--- Begin Data provided ---

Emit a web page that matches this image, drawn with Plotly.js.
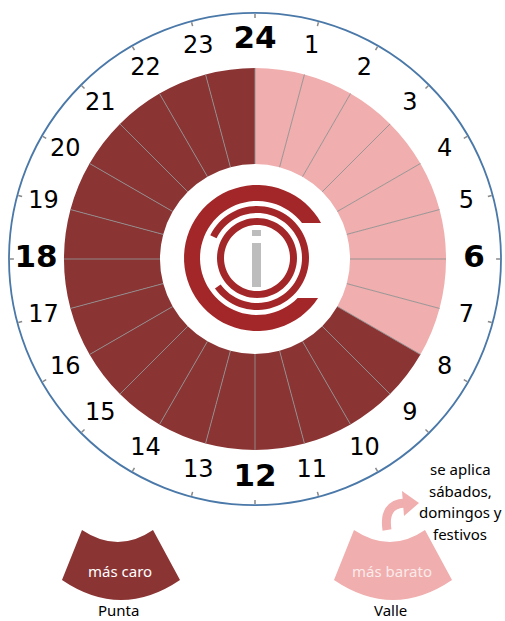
<!DOCTYPE html>
<html><head><meta charset="utf-8">
<script src="https://cdn.plot.ly/plotly-3.0.1.min.js"></script>
<style>html,body{margin:0;padding:0;background:#fff}#chart{width:505px;height:621px}</style>
</head><body><div id="chart"></div>
<script>
// ---- data ----
const hours = [0,1,2,3,4,5,6,7,8,9,10,11,12,13,14,15,16,17,18,19,20,21,22,23];
const hourLabels = ['24','1','2','3','4','5','6','7','8','9','10','11','12','13','14','15','16','17','18','19','20','21','22','23'];
const majorHours = [0,6,12,18];
const valleHours = [0,1,2,3,4,5,6,7];
const valleLevel = [1,1,1,1,1,1,1,1];
const puntaHours = [8,9,10,11,12,13,14,15,16,17,18,19,20,21,22,23];
const puntaLevel = [1,1,1,1,1,1,1,1,1,1,1,1,1,1,1,1];
const legendInside = ['más caro','más barato'];
const legendNames = ['Punta','Valle'];
const noteLines = ['se aplica','sábados,','domingos y','festivos'];

// ---- helpers ----
const W = 505, H = 621;
const DARK = '#8B3434', PINK = '#F0AEAE', LOGO = '#A32628';
const px = x => x / W, py = y => 1 - y / H;
const P = (x, y) => px(x).toFixed(5) + ',' + py(y).toFixed(5);
function arc(cx, cy, r, a0, a1, n) {
  const pts = [];
  for (let i = 0; i <= n; i++) {
    const a = (a0 + (a1 - a0) * i / n) * Math.PI / 180;
    pts.push(P(cx + r * Math.cos(a), cy + r * Math.sin(a)));
  }
  return pts;
}
const deg = h => h * 15;
const BASE = 0.99;          // inner radius of the ring (radial units)
const RMAX = 2.5625;        // outer circle (radial units)

// ---- traces ----
const traces = [
  {type:'barpolar', theta: valleHours.map(h => deg(h) + 7.5), r: valleLevel, base: BASE, width: valleHours.map(() => 15),
   marker:{color: PINK, line:{width:0}}, hoverinfo:'skip', showlegend:false},
  {type:'barpolar', theta: puntaHours.map(h => deg(h) + 7.5), r: puntaLevel, base: BASE, width: puntaHours.map(() => 15),
   marker:{color: DARK, line:{width:0}}, hoverinfo:'skip', showlegend:false},
  {type:'scatterpolar', mode:'lines',
   theta: hours.flatMap(h => [deg(h), deg(h), null]),
   r: hours.flatMap(() => [BASE, BASE + 1, null]),
   line:{color:'#909090', width:0.9}, hoverinfo:'skip', showlegend:false},
  {type:'scatterpolar', mode:'text',
   theta: hours.map(deg), r: hours.map(() => 2.281),
   text: hours.map(h => majorHours.includes(h) ? '<b>' + hourLabels[h] + '</b>' : hourLabels[h]),
   textfont:{family:'DejaVu Sans', color:'#000', size: hours.map(h => majorHours.includes(h) ? 31 : 24)},
   textposition:'middle center', hoverinfo:'skip', showlegend:false}
];

// ---- logo & legend shapes ----
const cx = 257, cy = 258;
const shapes = [];
// thick outer C
{
  const ro = 73, ri = 57;
  const aoT = 360 - Math.asin(35/ro)*180/Math.PI, aoB = Math.asin(40/ro)*180/Math.PI;
  const aiT = 360 - Math.asin(35/ri)*180/Math.PI, aiB = Math.asin(40/ri)*180/Math.PI;
  const outer = arc(cx, cy, ro, aoT, aoB, 60);
  const inner = arc(cx, cy, ri, aiB, aiT, 60);
  shapes.push({type:'path', xref:'paper', yref:'paper', path:'M' + outer.join(' L') + ' L' + inner.join(' L') + ' Z',
    fillcolor: LOGO, line:{width:0}});
}
// middle ring (gap on the left)
{
  const ro = 52, ri = 45;
  const outer = arc(cx, cy, ro, 206, 504, 70);
  const inner = arc(cx, cy, ri, 504, 206, 70);
  shapes.push({type:'path', xref:'paper', yref:'paper', path:'M' + outer.join(' L') + ' L' + inner.join(' L') + ' Z',
    fillcolor: LOGO, line:{width:0}});
}
// inner ring
{
  const ro = 40, ri = 33;
  const outer = arc(cx, cy, ro, 0, 360, 72);
  const inner = arc(cx, cy, ri, 360, 0, 72);
  shapes.push({type:'path', xref:'paper', yref:'paper', path:'M' + outer.join(' L') + ' Z M' + inner.join(' L') + ' Z',
    fillcolor: LOGO, line:{width:0}});
}
// the "i"
shapes.push({type:'rect', xref:'paper', yref:'paper', x0:px(252), x1:px(261), y0:py(236), y1:py(230), fillcolor:'#BDBDBD', line:{width:0}});
shapes.push({type:'rect', xref:'paper', yref:'paper', x0:px(252), x1:px(261), y0:py(287), y1:py(243), fillcolor:'#BDBDBD', line:{width:0}});

// legend sectors
function sector(dx, color) {
  return {type:'path', xref:'paper', yref:'paper',
    path:'M' + P(82+dx,530) + ' Q' + P(118+dx,554) + ' ' + P(153+dx,530) + ' L' + P(180+dx,580) +
         ' Q' + P(121+dx,620) + ' ' + P(62+dx,580) + ' Z',
    fillcolor: color, line:{width:0}};
}
shapes.push(sector(0, DARK));
shapes.push(sector(272, PINK));
// curved arrow
shapes.push({type:'path', xref:'paper', yref:'paper',
  path:'M' + P(387,530) + ' Q' + P(383,504) + ' ' + P(405,503), line:{color:PINK, width:9}, fillcolor:'rgba(0,0,0,0)'});
shapes.push({type:'path', xref:'paper', yref:'paper',
  path:'M' + P(402,491) + ' L' + P(419,503) + ' L' + P(404,516) + ' Z', fillcolor:PINK, line:{width:0}});

// ---- annotations ----
const ann = [];
const legX = [120, 392];
legendInside.forEach((t, i) => ann.push({xref:'paper', yref:'paper', x:px(legX[i]), y:py(571), text:t, showarrow:false,
  xanchor:'center', yanchor:'middle', font:{family:'Noto Sans', size:15, color: i === 0 ? '#ffffff' : '#fbeaea'}}));
legendNames.forEach((t, i) => ann.push({xref:'paper', yref:'paper', x:px(legX[i] - 2), y:py(610), text:t, showarrow:false,
  xanchor:'center', yanchor:'middle', font:{family:'Noto Sans', size:15, color:'#000'}}));
noteLines.forEach((t, i) => ann.push({xref:'paper', yref:'paper', x:px(460), y:py(469 + i * 21.5), text:t, showarrow:false,
  xanchor:'center', yanchor:'middle', font:{family:'Noto Sans', size:15, color:'#000'}}));

const layout = {
  width: W, height: H,
  margin:{l:0, r:0, t:0, b:0},
  paper_bgcolor:'#fff', plot_bgcolor:'#fff',
  showlegend:false,
  polar:{
    domain:{x:[px(9), px(501)], y:[py(505), py(13)]},
    bgcolor:'#fff',
    barmode:'overlay',
    radialaxis:{visible:false, range:[0, RMAX]},
    angularaxis:{rotation:90, direction:'clockwise', thetaunit:'degrees',
      tickmode:'array', tickvals: hours.map(deg), showticklabels:false,
      ticks:'inside', ticklen:4, tickcolor:'#888', tickwidth:1.5,
      showgrid:false, showline:true, linecolor:'#4A78A8', linewidth:1.8}
  },
  shapes: shapes,
  annotations: ann
};
Plotly.newPlot('chart', traces, layout, {displayModeBar:false, staticPlot:true});
</script>
</body></html>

--- End Data provided ---

# Task prompt
Return only the lines running from the top of the data to the line that holds "const RMAX = 2.5625;". Include both of those lines, but skip the pictures.

# Answer
Emit a web page that matches this image, drawn with Plotly.js.
<!DOCTYPE html>
<html><head><meta charset="utf-8">
<script src="https://cdn.plot.ly/plotly-3.0.1.min.js"></script>
<style>html,body{margin:0;padding:0;background:#fff}#chart{width:505px;height:621px}</style>
</head><body><div id="chart"></div>
<script>
// ---- data ----
const hours = [0,1,2,3,4,5,6,7,8,9,10,11,12,13,14,15,16,17,18,19,20,21,22,23];
const hourLabels = ['24','1','2','3','4','5','6','7','8','9','10','11','12','13','14','15','16','17','18','19','20','21','22','23'];
const majorHours = [0,6,12,18];
const valleHours = [0,1,2,3,4,5,6,7];
const valleLevel = [1,1,1,1,1,1,1,1];
const puntaHours = [8,9,10,11,12,13,14,15,16,17,18,19,20,21,22,23];
const puntaLevel = [1,1,1,1,1,1,1,1,1,1,1,1,1,1,1,1];
const legendInside = ['más caro','más barato'];
const legendNames = ['Punta','Valle'];
const noteLines = ['se aplica','sábados,','domingos y','festivos'];

// ---- helpers ----
const W = 505, H = 621;
const DARK = '#8B3434', PINK = '#F0AEAE', LOGO = '#A32628';
const px = x => x / W, py = y => 1 - y / H;
const P = (x, y) => px(x).toFixed(5) + ',' + py(y).toFixed(5);
function arc(cx, cy, r, a0, a1, n) {
  const pts = [];
  for (let i = 0; i <= n; i++) {
    const a = (a0 + (a1 - a0) * i / n) * Math.PI / 180;
    pts.push(P(cx + r * Math.cos(a), cy + r * Math.sin(a)));
  }
  return pts;
}
const deg = h => h * 15;
const BASE = 0.99;          // inner radius of the ring (radial units)
const RMAX = 2.5625;        // outer circle (radial units)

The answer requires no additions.